Another form of “attend and actively participate” is when the non-applicant consents to the passing of the decree of divorce.
Consequences of a Foreign Decree of Divorce Being Held as Invalid
Respondent cannot sit with the comfort that he/she has a decree for divorce from a foreign court. Consequences may appear soon thereafter or maybe years later. The other side may apply for its cancellation in the Indian court. In such an eventuality if:
(i) The respondent remarries, he may be prosecuted for bigamy. Case in point is Y. Narasimha Rao v. Y. Venkata Lakshmi.
(ii) Opposite party may file for maintenance.
(iii) Issue of custody of children can be raised.
(iv) Opposite party may claim share in the property of the respondent.
Executability of Foreign Court Decree
There is a provision in Indian law for execution of foreign court decrees. This is contained in Section 44-A CPC read with Section 13 CPC.
Although Section 44-A CPC is couched in general phraseology and would seem to apply to the execution of foreign decrees in general. However, when it comes to specific laws i.e. the Hindu Marriage Act, 1955 or the issue of custody of the child, Section 44-A seems to have little application.
These specific Acts have an overbearing effect on Section 44-A CPC. This is clear from sub-section (3) of Section 44-A which makes it clear that this is subject to the decree falling in any of the exceptions contained in Section 13 CPC.
The above discussion only shows how complicated the position is regarding the validity of a foreign court decree of divorce. It can perhaps be stated that a Hindu couple married in India would be well advised to seek a divorce from an Indian court only.

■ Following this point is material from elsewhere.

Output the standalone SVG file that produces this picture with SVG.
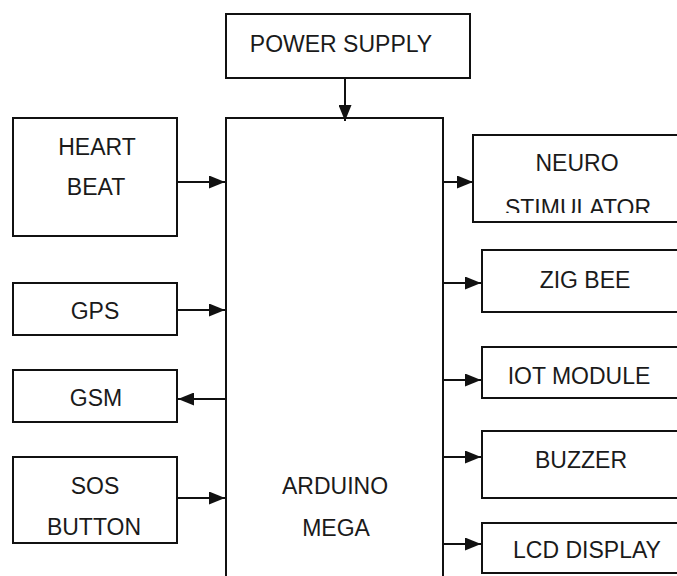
<svg xmlns="http://www.w3.org/2000/svg" width="677" height="576" viewBox="0 0 677 576">
<style>
.box{fill:#fff;stroke:#111;stroke-width:2}
.t{font-family:"Liberation Sans",Arial,sans-serif;font-size:23px;fill:#1a1a1a;text-anchor:middle}
.c{stroke:#111;stroke-width:2;fill:none}
</style>
<defs>
<marker id="ah" markerUnits="userSpaceOnUse" markerWidth="16" markerHeight="13" refX="16" refY="6.5" orient="auto">
<path d="M0,0 L16,6.5 L0,13 Z" fill="#111"/>
</marker>
<clipPath id="clipStim"><rect x="470" y="130" width="210" height="83"/></clipPath>
</defs>
<rect width="677" height="576" fill="#fff"/>

<g id="power-supply">
<rect class="box" x="226" y="14" width="244" height="64"/>
<text class="t" x="341" y="52">POWER SUPPLY</text>
</g>

<g id="arduino-mega">
<path class="box" d="M226,590 L226,118 L443,118 L443,590"/>
<text class="t" x="335" y="494">ARDUINO</text>
<text class="t" x="336" y="536">MEGA</text>
</g>

<g id="heart-beat">
<rect class="box" x="13" y="118" width="164" height="118"/>
<text class="t" x="97" y="155">HEART</text>
<text class="t" x="96" y="195">BEAT</text>
</g>

<g id="gps">
<rect class="box" x="13" y="283" width="164" height="52"/>
<text class="t" x="95" y="319">GPS</text>
</g>

<g id="gsm">
<rect class="box" x="13" y="370" width="164" height="52"/>
<text class="t" x="96" y="406">GSM</text>
</g>

<g id="sos-button">
<rect class="box" x="13" y="457" width="164" height="86"/>
<text class="t" x="95" y="494">SOS</text>
<text class="t" x="94" y="535">BUTTON</text>
</g>

<g id="neuro-stimulator">
<rect class="box" x="473" y="135" width="210" height="87"/>
<text class="t" x="577" y="171">NEURO</text>
<text class="t" x="578" y="216" clip-path="url(#clipStim)">STIMULATOR</text>
</g>

<g id="zig-bee">
<rect class="box" x="482" y="250" width="200" height="62"/>
<text class="t" x="585" y="288">ZIG BEE</text>
</g>

<g id="iot-module">
<rect class="box" x="482" y="347" width="200" height="51"/>
<text class="t" x="579" y="384">IOT MODULE</text>
</g>

<g id="buzzer">
<rect class="box" x="482" y="431" width="200" height="67"/>
<text class="t" x="581" y="468">BUZZER</text>
</g>

<g id="lcd-display">
<rect class="box" x="482" y="523" width="200" height="50"/>
<text class="t" x="587" y="558">LCD DISPLAY</text>
</g>

<g id="connectors">
<line class="c" x1="345" y1="78" x2="345" y2="121" marker-end="url(#ah)"/>
<line class="c" x1="177" y1="182" x2="225" y2="182" marker-end="url(#ah)"/>
<line class="c" x1="177" y1="310" x2="225" y2="310" marker-end="url(#ah)"/>
<line class="c" x1="226" y1="399" x2="178" y2="399" marker-end="url(#ah)"/>
<line class="c" x1="177" y1="498" x2="225" y2="498" marker-end="url(#ah)"/>
<line class="c" x1="443" y1="182" x2="473" y2="182" marker-end="url(#ah)"/>
<line class="c" x1="443" y1="283" x2="481" y2="283" marker-end="url(#ah)"/>
<line class="c" x1="443" y1="380" x2="481" y2="380" marker-end="url(#ah)"/>
<line class="c" x1="443" y1="457" x2="481" y2="457" marker-end="url(#ah)"/>
<line class="c" x1="443" y1="544" x2="481" y2="544" marker-end="url(#ah)"/>
</g>
</svg>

There can be little comfort from the fact that the foreign court decree was passed and some time has elapsed or that there is inaction of the opposite side. Consequences may appear several years later.
A Probable Way Ahead
The process of simplification could begin for instance from a Hindu couple permanently settled abroad. If facts show that they were indeed permanently settled in the foreign land, then, such a couple could be said to have causal and most immediate territorial connection with the foreign land. It could be held that their court of competent jurisdiction could be foreign court and their proper law i.e. codified law would be the foreign law. This is stated on the strength of principles given by the Supreme Court of India in Surinder Kaur Sandhu v. Harbax Singh Sandhu:
10. … The modern theory of conflict of laws recognises and, in any event, prefers the jurisdiction of the State which has the most intimate contact with the issues arising in the case.… Ordinarily, jurisdiction must follow upon functional lines. That is to say, for example, that in matters relating to matrimony and custody, the law of that place must govern which has the closest concern with the well-being of the spouses and the welfare of the offsprings of marriage.…
By adopting this approach a practical way may appear for couples settled abroad. They may not need to have recourse to Indian courts. The development of law could march in this direction.